Ellis v. ATLANTIC COAST LINE RAILROAD COMPANY

86 S.E.2d 406 | N.C. | 1955

86 S.E.2d 406 (1955)
241 N.C. 747

Mrs. Florence E. ELLIS, Administratrix of the Estate of Vernon Ellis, Deceased,
v.
ATLANTIC COAST LINE RAILROAD COMPANY.

No. 237.

Supreme Court of North Carolina.

March 30, 1955.

*407 E. Reamuel Temple, Jr., Smithfield, and J. R. Barefoot, for plaintiff, appellant.

Larry F. Wood, Smithfield, for defendant, appellee.

DENNY, Justice.

The appellant's exceptions are not grouped as required by the Rules of Practice in the Supreme Court, Rule 19(3), 221 N.C. at page 553 et seq. However, the appeal itself will be treated as an exception to the judgment, Fidelity Casualty Co. v. Green, 200 N.C. 535, 157 S.E. 797, but the other purported assignments of error which do not comply with our rules, may not be *408 considered. G.S. § 1-282; State v. Bittings, 206 N.C. 798, 175 S.E. 299.

If it be conceded that the plaintiff's intestate was killed by one of the defendant's trains, the evidence is not sufficient to establish the fact that he was killed by its 11:50 p. m. southbound train on 29th May, 1952, as alleged in the complaint. Therefore, any conclusion as to which one of the defendant's trains killed the plaintiff's intestate would have to be based on mere speculation. Consequently, the evidence offered by the plaintiff in the trial below fails to show that the manner in which the defendant operated its 11:50 p. m. train on 29th May, 1952, was the proximate cause of the death of plaintiff's intestate.

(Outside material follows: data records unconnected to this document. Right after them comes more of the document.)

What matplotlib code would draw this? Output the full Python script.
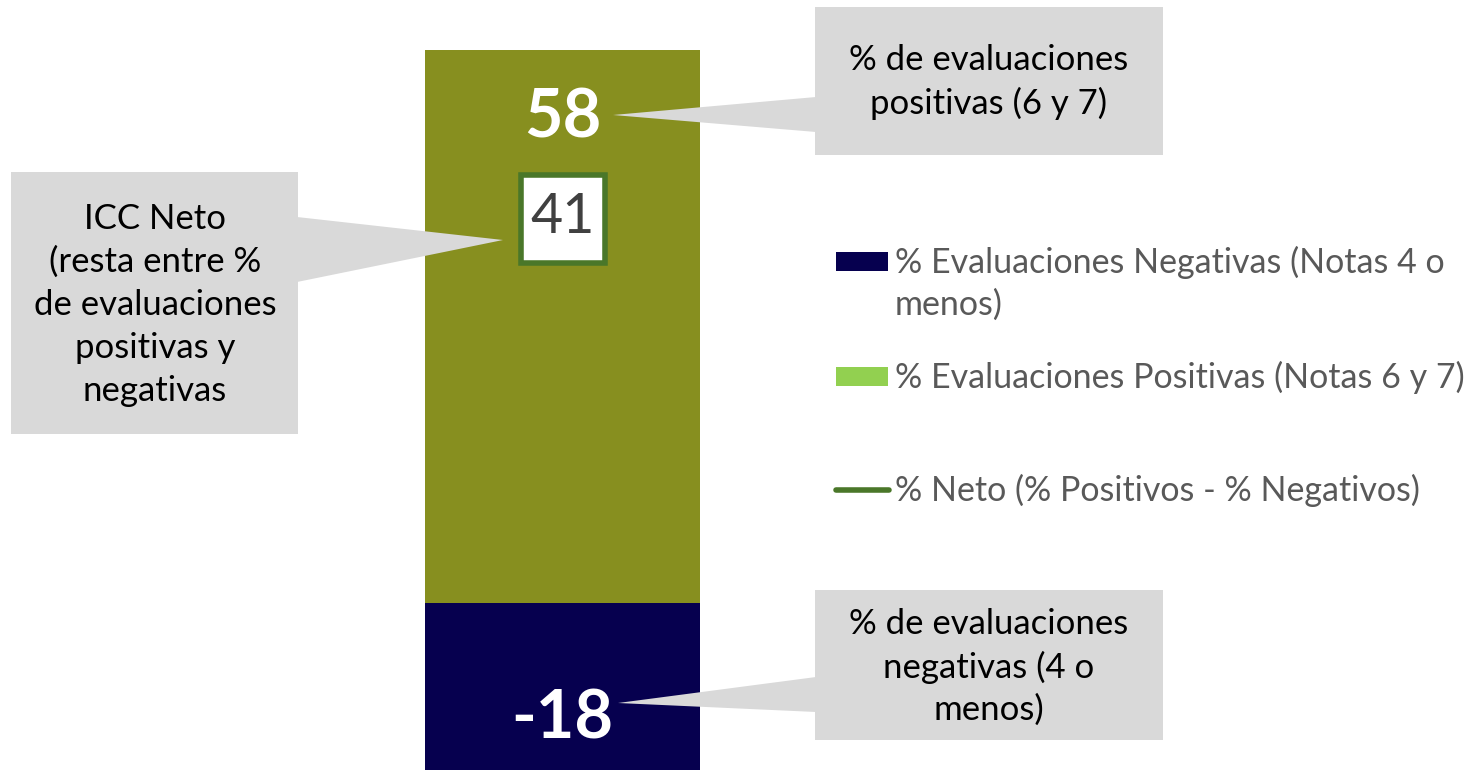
import matplotlib.pyplot as plt
import matplotlib.transforms as mtransforms
from matplotlib.patches import Rectangle, Polygon

plt.rcParams['font.family'] = ['Lato', 'DejaVu Sans']

W, H = 1472, 770

# data
categorias = ['ICC']
positivas = [58]
negativas = [-18]
neto = [41]

legend_labels = ['% Evaluaciones Negativas (Notas 4 o\nmenos)',
                 '% Evaluaciones Positivas (Notas 6 y 7)',
                 '% Neto (% Positivos - % Negativos)']
callout_pos = '% de evaluaciones\npositivas (6 y 7)'
callout_neg = '% de evaluaciones\nnegativas (4 o\nmenos)'
callout_neto = 'ICC Neto\n(resta entre %\nde evaluaciones\npositivas y\nnegativas'

C_POS = '#878F1F'
C_NEG = '#06004F'
C_POS_LEG = '#92D050'
C_NETO = '#4A7729'
C_BOX = '#D9D9D9'
C_LEG_TXT = '#595959'


def px(x, y):
    """pixel (from top-left) -> figure fraction"""
    return (x / W, 1 - y / H)


fig = plt.figure(figsize=(W / 100, H / 100), dpi=100)
fig.patch.set_facecolor('white')

ax = fig.add_axes([425 / W, 0, 275 / W, 1])
x = range(len(categorias))
# soft shadow behind the bar
ax.bar(x, positivas, width=1.03, color='#BBBBBB', alpha=0.5, zorder=1)
ax.bar(x, negativas, width=1.03, color='#BBBBBB', alpha=0.5, zorder=1)
ax.bar(x, positivas, width=1, color=C_POS, zorder=2)
ax.bar(x, negativas, width=1, color=C_NEG, zorder=2)
ax.set_xlim(-0.5, 0.5)
ax.set_ylim(-17.52, 63.24)
ax.axis('off')

for i in x:
    ax.annotate(f'{positivas[i]}', xy=(i, positivas[i]), xytext=(0, -49),
                textcoords='offset points', ha='center', va='center',
                fontsize=48, fontweight='bold', color='white', zorder=3)
    ax.annotate(f'{negativas[i]}', xy=(i, negativas[i]), xytext=(0, 40),
                textcoords='offset points', ha='center', va='center',
                fontsize=48, fontweight='bold', color='white', zorder=3,
                annotation_clip=False)
    # box around the net value, sized in inches around the data point
    box_tr = fig.dpi_scale_trans + mtransforms.ScaledTranslation(i, neto[i], ax.transData)
    ax.add_patch(Rectangle((-0.42, -0.51), 0.84, 0.88, transform=box_tr,
                           fc='white', ec=C_NETO, lw=4, zorder=3, clip_on=False))
    ax.annotate(f'{neto[i]}', xy=(i, neto[i]), xytext=(0, -4),
                textcoords='offset points', ha='center', va='center',
                fontsize=40, color='#404040', zorder=4)


def callout(x0, y0, x1, y1, base, tip, text, tx, ty, ls=1.38):
    fig.patches.append(Rectangle(px(x0, y1), (x1 - x0) / W, (y1 - y0) / H,
                                 transform=fig.transFigure, fc=C_BOX, ec='none', zorder=1))
    pts = [px(*base[0]), px(*tip), px(*base[1])]
    fig.patches.append(Polygon(pts, closed=True, transform=fig.transFigure,
                               fc=C_BOX, ec='none', zorder=5))
    fig.text(*px(tx, ty), text, ha='center', va='center', fontsize=25,
             color='black', linespacing=ls, zorder=6)


callout(815, 7, 1163, 155, [(816, 97), (816, 132)], (613, 115), callout_pos, 989, 82)
callout(815, 590, 1163, 740, [(816, 677), (816, 712)], (618, 703), callout_neg, 989, 667)
callout(11, 172, 298, 434, [(297, 217), (297, 282)], (503, 240), callout_neto, 155, 305, ls=1.42)

# legend drawn by hand to keep the handle aligned to the first line
LEG_FS = 24.5
fig.patches.append(Rectangle(px(836, 271), 52 / W, 19 / H, transform=fig.transFigure,
                             fc=C_NEG, ec='none'))
fig.text(*px(895, 246), legend_labels[0], ha='left', va='top', fontsize=LEG_FS,
         color=C_LEG_TXT, linespacing=1.36)
fig.patches.append(Rectangle(px(836, 386), 52 / W, 19 / H, transform=fig.transFigure,
                             fc=C_POS_LEG, ec='none'))
fig.text(*px(895, 377), legend_labels[1], ha='left', va='center', fontsize=LEG_FS,
         color=C_LEG_TXT)
fig.lines.append(plt.Line2D([836 / W, 889 / W], [1 - 490 / H, 1 - 490 / H],
                            transform=fig.transFigure, color=C_NETO, lw=4,
                            solid_capstyle='round'))
fig.text(*px(895, 490), legend_labels[2], ha='left', va='center', fontsize=LEG_FS,
         color=C_LEG_TXT)

fig.savefig('out.png', dpi=100)
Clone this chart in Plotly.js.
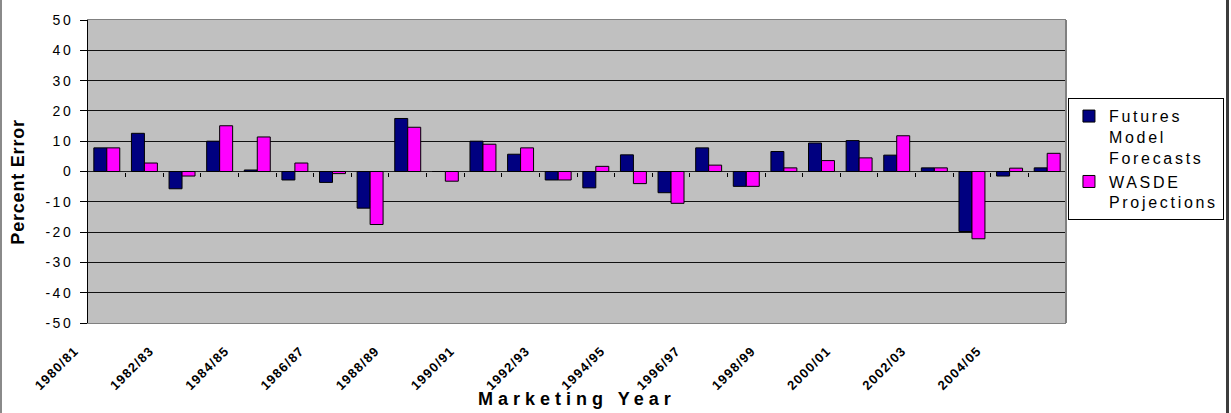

Moreover, if the plaintiff's intestate entered upon or near the defendant's railroad tracks under the circumstances which the evidence tends to show, his status at such time was that of a trespasser. The accident, according to the evidence, occurred at least 300 yards from the nearest crossing. His act in placing himself in a dangerous position, on or near the defendant's railroad tracks, constituted such negligence on his part as would preclude a recovery of damages from the defendant for his death, unless the defendant had the last clear chance to avoid the injury. Lee v. Atlantic Coast Line R. R. Co., 237 N.C. 357, 75 S.E.2d 143; Osborne v. Norfolk & W. R. R. Co., 233 N.C. 215, 63 S.E.2d 147; Long v. Norfolk & Western R. R. Co., 222 N.C. 523, 23 S.E.2d 849; Justice v. Southern R. R. Co., 219 N.C. 273, 13 S.E.2d 553; Mercer v. Powell, 218 N.C. 642, 12 S.E.2d 227; Cummings v. Atlantic Coast Line R. R. Co., 217 N.C. 127, 6 S.E.2d 837. And the appellant admits in her brief that the doctrine of last clear chance does not apply in this case, and points out that it is not pleaded. Bailey v. North Carolina R. R. Co., 223 N.C. 244, 25 S.E.2d 833.

The ruling of the court below is

Affirmed.

BARNHILL, C. J., took no part in the consideration or decision of this case.